### [Job]
Reproduce all of the listing below without alteration.

### [Material]
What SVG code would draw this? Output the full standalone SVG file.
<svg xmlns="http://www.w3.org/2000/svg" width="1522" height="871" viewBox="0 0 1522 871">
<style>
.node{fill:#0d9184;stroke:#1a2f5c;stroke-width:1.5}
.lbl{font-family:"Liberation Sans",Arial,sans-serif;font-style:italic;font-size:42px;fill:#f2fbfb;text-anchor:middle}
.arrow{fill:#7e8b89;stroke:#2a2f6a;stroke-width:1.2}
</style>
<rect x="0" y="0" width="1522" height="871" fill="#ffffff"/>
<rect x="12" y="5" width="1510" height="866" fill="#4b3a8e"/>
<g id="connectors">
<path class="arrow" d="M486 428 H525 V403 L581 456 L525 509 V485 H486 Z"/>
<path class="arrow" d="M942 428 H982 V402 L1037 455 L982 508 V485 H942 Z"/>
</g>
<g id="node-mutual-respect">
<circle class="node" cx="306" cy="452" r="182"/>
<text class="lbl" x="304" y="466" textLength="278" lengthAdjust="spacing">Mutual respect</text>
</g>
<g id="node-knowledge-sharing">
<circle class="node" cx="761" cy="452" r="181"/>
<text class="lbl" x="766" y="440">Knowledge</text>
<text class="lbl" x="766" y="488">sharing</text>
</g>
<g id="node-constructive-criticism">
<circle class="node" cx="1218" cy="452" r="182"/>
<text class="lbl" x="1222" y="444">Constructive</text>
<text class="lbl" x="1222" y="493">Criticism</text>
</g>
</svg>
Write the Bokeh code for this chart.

### [Written reply]
What SVG code would draw this? Output the full standalone SVG file.
<svg xmlns="http://www.w3.org/2000/svg" width="1522" height="871" viewBox="0 0 1522 871">
<style>
.node{fill:#0d9184;stroke:#1a2f5c;stroke-width:1.5}
.lbl{font-family:"Liberation Sans",Arial,sans-serif;font-style:italic;font-size:42px;fill:#f2fbfb;text-anchor:middle}
.arrow{fill:#7e8b89;stroke:#2a2f6a;stroke-width:1.2}
</style>
<rect x="0" y="0" width="1522" height="871" fill="#ffffff"/>
<rect x="12" y="5" width="1510" height="866" fill="#4b3a8e"/>
<g id="connectors">
<path class="arrow" d="M486 428 H525 V403 L581 456 L525 509 V485 H486 Z"/>
<path class="arrow" d="M942 428 H982 V402 L1037 455 L982 508 V485 H942 Z"/>
</g>
<g id="node-mutual-respect">
<circle class="node" cx="306" cy="452" r="182"/>
<text class="lbl" x="304" y="466" textLength="278" lengthAdjust="spacing">Mutual respect</text>
</g>
<g id="node-knowledge-sharing">
<circle class="node" cx="761" cy="452" r="181"/>
<text class="lbl" x="766" y="440">Knowledge</text>
<text class="lbl" x="766" y="488">sharing</text>
</g>
<g id="node-constructive-criticism">
<circle class="node" cx="1218" cy="452" r="182"/>
<text class="lbl" x="1222" y="444">Constructive</text>
<text class="lbl" x="1222" y="493">Criticism</text>
</g>
</svg>
Write the Bokeh code for this chart.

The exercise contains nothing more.